#### SOURCE EXCERPT
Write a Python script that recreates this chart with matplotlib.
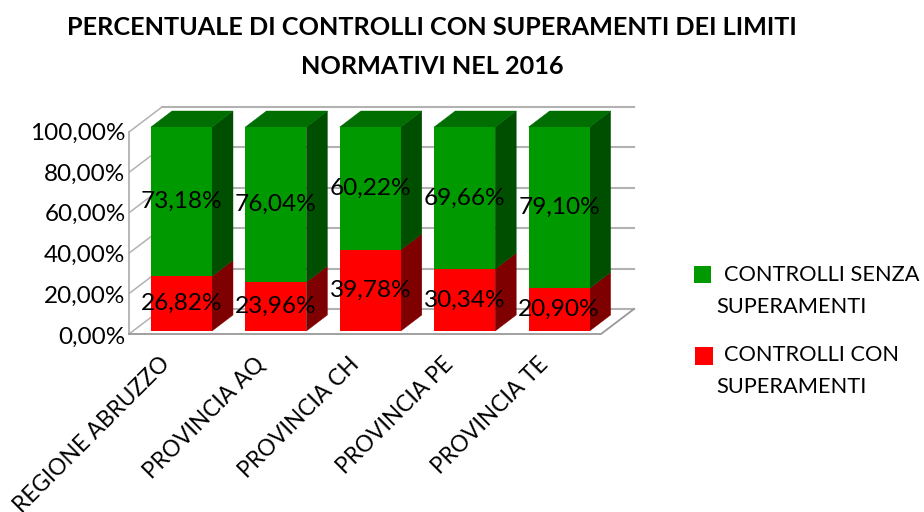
import matplotlib.pyplot as plt
from matplotlib.patches import Polygon, Rectangle
from matplotlib.transforms import ScaledTranslation

plt.rcParams['font.family'] = ['Lato', 'DejaVu Sans']

# dati
categorie = ['REGIONE ABRUZZO', 'PROVINCIA AQ', 'PROVINCIA CH', 'PROVINCIA PE', 'PROVINCIA TE']
con_superamenti = [26.82, 23.96, 39.78, 30.34, 20.90]
senza_superamenti = [73.18, 76.04, 60.22, 69.66, 79.10]
tick_valori = [0, 20, 40, 60, 80, 100]
tick_etichette = ['0,00%', '20,00%', '40,00%', '60,00%', '80,00%', '100,00%']

W, H = 924, 512
PX_X = 94.4   # pixel per categoria
PX_Y = 2.04   # pixel per punto percentuale
LARGHEZZA = 61 / PX_X
DX_BAR, DY_BAR = 21 / PX_X, 16 / PX_Y   # profondita barre
DX_WALL, DY_WALL = 33 / PX_X, 25 / PX_Y  # profondita pareti
GRIGIO = '#B2B2B2'

fig = plt.figure(figsize=(W / 100, H / 100), dpi=100)
left, right, bottom, top = 129, 601, 331, 127
ax = fig.add_axes([left / W, 1 - bottom / H, (right - left) / W, (bottom - top) / H])
x0 = (left - 181.5) / PX_X
x1 = (right - 181.5) / PX_X
ax.set_xlim(x0, x1)
ax.set_ylim(0, 100)
for s in ax.spines.values():
    s.set_visible(False)


def griglia(g):
    # la griglia ha una scala leggermente diversa dalle barre
    return (2.02 * g - 3) / PX_Y


# pareti e griglia
for g in tick_valori:
    y = griglia(g)
    ax.plot([x0, x0 + DX_WALL], [y, y + DY_WALL], color=GRIGIO, lw=1.1, clip_on=False, zorder=1)
    ax.plot([x0 + DX_WALL, x1 + DX_WALL], [y + DY_WALL, y + DY_WALL], color=GRIGIO, lw=1.5, clip_on=False, zorder=1)
ax.plot([x0, x0], [griglia(0), griglia(100)], color=GRIGIO, lw=1.3, clip_on=False, zorder=1)
ax.plot([x0, x1, x1 + DX_WALL], [griglia(0), griglia(0), griglia(0) + DY_WALL],
        color='#999999', lw=1.3, clip_on=False, zorder=1)


def faccia(xs, ys, colore):
    ax.add_patch(Polygon(list(zip(xs, ys)), closed=True, facecolor=colore, edgecolor=colore,
                         lw=0.3, clip_on=False, zorder=2))


# barre 3D
posizioni = list(range(len(categorie)))
BASE = 0
for i in posizioni:
    a, b = i - LARGHEZZA / 2, i + LARGHEZZA / 2
    r = con_superamenti[i]
    g = senza_superamenti[i]
    faccia([b, b + DX_BAR, b + DX_BAR, b], [BASE, BASE + DY_BAR, r + DY_BAR, r], '#7F0000')
    faccia([b, b + DX_BAR, b + DX_BAR, b], [r, r + DY_BAR, r + g + DY_BAR, r + g], '#004F00')
    faccia([a, a + DX_BAR, b + DX_BAR, b], [r + g, r + g + DY_BAR, r + g + DY_BAR, r + g], '#006E00')

ax.bar(posizioni, con_superamenti, width=LARGHEZZA, color='#FF0000', clip_on=False, zorder=3)
ax.bar(posizioni, senza_superamenti, width=LARGHEZZA, bottom=con_superamenti, color='#009900',
       clip_on=False, zorder=3)

# etichette dati
for i in posizioni:
    r = con_superamenti[i]
    g = senza_superamenti[i]
    ax.text(i, r / 2, f'{r:.2f}%'.replace('.', ','), ha='center', va='center',
            fontsize=17.6, color='black', zorder=5, clip_on=False)
    ax.text(i, r + g / 2, f'{g:.2f}%'.replace('.', ','), ha='center', va='center',
            fontsize=17.6, color='black', zorder=5, clip_on=False)

# assi
ax.set_yticks(tick_valori)
ax.set_yticklabels(tick_etichette, fontsize=17.5)
ax.tick_params(axis='y', length=0, pad=2.5)
sposta = ScaledTranslation(0, -3 / 72, fig.dpi_scale_trans)
for lab in ax.get_yticklabels():
    lab.set_transform(lab.get_transform() + sposta)

ax.set_xticks(posizioni)
ax.set_xticklabels(categorie, fontsize=16.3, rotation=45, ha='right', rotation_mode='anchor')
ax.tick_params(axis='x', length=0, pad=16)
sposta_x = ScaledTranslation(-16 / 72, 0, fig.dpi_scale_trans)
for lab in ax.get_xticklabels():
    lab.set_transform(lab.get_transform() + sposta_x)

# titolo
fig.text(432 / W, 1 - 47 / H, 'PERCENTUALE DI CONTROLLI CON SUPERAMENTI DEI LIMITI\nNORMATIVI NEL 2016',
         ha='center', va='center', fontsize=18.2, fontweight='bold', linespacing=1.85)

# legenda
for y, h, x, w, colore in [(266, 17, 694, 17, '#009900'), (347, 18, 695, 18, '#FF0000')]:
    fig.patches.append(Rectangle((x / W, 1 - (y + h) / H), w / W, h / H, transform=fig.transFigure,
                                 facecolor=colore, edgecolor='none'))
for x, y, testo in [(724, 275, 'CONTROLLI SENZA'), (716, 307, 'SUPERAMENTI'),
                    (724, 355, 'CONTROLLI CON'), (716, 387, 'SUPERAMENTI')]:
    fig.text(x / W, 1 - y / H, testo, ha='left', va='center', fontsize=15.7)

plt.savefig('out.png', dpi=100)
########
■ YOUR TASK:
Each line of the data is to be duplicated exactly; pictures stay out of the copy.

■ RESPONSE:
Write a Python script that recreates this chart with matplotlib.
import matplotlib.pyplot as plt
from matplotlib.patches import Polygon, Rectangle
from matplotlib.transforms import ScaledTranslation

plt.rcParams['font.family'] = ['Lato', 'DejaVu Sans']

# dati
categorie = ['REGIONE ABRUZZO', 'PROVINCIA AQ', 'PROVINCIA CH', 'PROVINCIA PE', 'PROVINCIA TE']
con_superamenti = [26.82, 23.96, 39.78, 30.34, 20.90]
senza_superamenti = [73.18, 76.04, 60.22, 69.66, 79.10]
tick_valori = [0, 20, 40, 60, 80, 100]
tick_etichette = ['0,00%', '20,00%', '40,00%', '60,00%', '80,00%', '100,00%']

W, H = 924, 512
PX_X = 94.4   # pixel per categoria
PX_Y = 2.04   # pixel per punto percentuale
LARGHEZZA = 61 / PX_X
DX_BAR, DY_BAR = 21 / PX_X, 16 / PX_Y   # profondita barre
DX_WALL, DY_WALL = 33 / PX_X, 25 / PX_Y  # profondita pareti
GRIGIO = '#B2B2B2'

fig = plt.figure(figsize=(W / 100, H / 100), dpi=100)
left, right, bottom, top = 129, 601, 331, 127
ax = fig.add_axes([left / W, 1 - bottom / H, (right - left) / W, (bottom - top) / H])
x0 = (left - 181.5) / PX_X
x1 = (right - 181.5) / PX_X
ax.set_xlim(x0, x1)
ax.set_ylim(0, 100)
for s in ax.spines.values():
    s.set_visible(False)


def griglia(g):
    # la griglia ha una scala leggermente diversa dalle barre
    return (2.02 * g - 3) / PX_Y


# pareti e griglia
for g in tick_valori:
    y = griglia(g)
    ax.plot([x0, x0 + DX_WALL], [y, y + DY_WALL], color=GRIGIO, lw=1.1, clip_on=False, zorder=1)
    ax.plot([x0 + DX_WALL, x1 + DX_WALL], [y + DY_WALL, y + DY_WALL], color=GRIGIO, lw=1.5, clip_on=False, zorder=1)
ax.plot([x0, x0], [griglia(0), griglia(100)], color=GRIGIO, lw=1.3, clip_on=False, zorder=1)
ax.plot([x0, x1, x1 + DX_WALL], [griglia(0), griglia(0), griglia(0) + DY_WALL],
        color='#999999', lw=1.3, clip_on=False, zorder=1)


def faccia(xs, ys, colore):
    ax.add_patch(Polygon(list(zip(xs, ys)), closed=True, facecolor=colore, edgecolor=colore,
                         lw=0.3, clip_on=False, zorder=2))


# barre 3D
posizioni = list(range(len(categorie)))
BASE = 0
for i in posizioni:
    a, b = i - LARGHEZZA / 2, i + LARGHEZZA / 2
    r = con_superamenti[i]
    g = senza_superamenti[i]
    faccia([b, b + DX_BAR, b + DX_BAR, b], [BASE, BASE + DY_BAR, r + DY_BAR, r], '#7F0000')
    faccia([b, b + DX_BAR, b + DX_BAR, b], [r, r + DY_BAR, r + g + DY_BAR, r + g], '#004F00')
    faccia([a, a + DX_BAR, b + DX_BAR, b], [r + g, r + g + DY_BAR, r + g + DY_BAR, r + g], '#006E00')

ax.bar(posizioni, con_superamenti, width=LARGHEZZA, color='#FF0000', clip_on=False, zorder=3)
ax.bar(posizioni, senza_superamenti, width=LARGHEZZA, bottom=con_superamenti, color='#009900',
       clip_on=False, zorder=3)

# etichette dati
for i in posizioni:
    r = con_superamenti[i]
    g = senza_superamenti[i]
    ax.text(i, r / 2, f'{r:.2f}%'.replace('.', ','), ha='center', va='center',
            fontsize=17.6, color='black', zorder=5, clip_on=False)
    ax.text(i, r + g / 2, f'{g:.2f}%'.replace('.', ','), ha='center', va='center',
            fontsize=17.6, color='black', zorder=5, clip_on=False)

# assi
ax.set_yticks(tick_valori)
ax.set_yticklabels(tick_etichette, fontsize=17.5)
ax.tick_params(axis='y', length=0, pad=2.5)
sposta = ScaledTranslation(0, -3 / 72, fig.dpi_scale_trans)
for lab in ax.get_yticklabels():
    lab.set_transform(lab.get_transform() + sposta)

ax.set_xticks(posizioni)
ax.set_xticklabels(categorie, fontsize=16.3, rotation=45, ha='right', rotation_mode='anchor')
ax.tick_params(axis='x', length=0, pad=16)
sposta_x = ScaledTranslation(-16 / 72, 0, fig.dpi_scale_trans)
for lab in ax.get_xticklabels():
    lab.set_transform(lab.get_transform() + sposta_x)

# titolo
fig.text(432 / W, 1 - 47 / H, 'PERCENTUALE DI CONTROLLI CON SUPERAMENTI DEI LIMITI\nNORMATIVI NEL 2016',
         ha='center', va='center', fontsize=18.2, fontweight='bold', linespacing=1.85)

# legenda
for y, h, x, w, colore in [(266, 17, 694, 17, '#009900'), (347, 18, 695, 18, '#FF0000')]:
    fig.patches.append(Rectangle((x / W, 1 - (y + h) / H), w / W, h / H, transform=fig.transFigure,
                                 facecolor=colore, edgecolor='none'))
for x, y, testo in [(724, 275, 'CONTROLLI SENZA'), (716, 307, 'SUPERAMENTI'),
                    (724, 355, 'CONTROLLI CON'), (716, 387, 'SUPERAMENTI')]:
    fig.text(x / W, 1 - y / H, testo, ha='left', va='center', fontsize=15.7)

plt.savefig('out.png', dpi=100)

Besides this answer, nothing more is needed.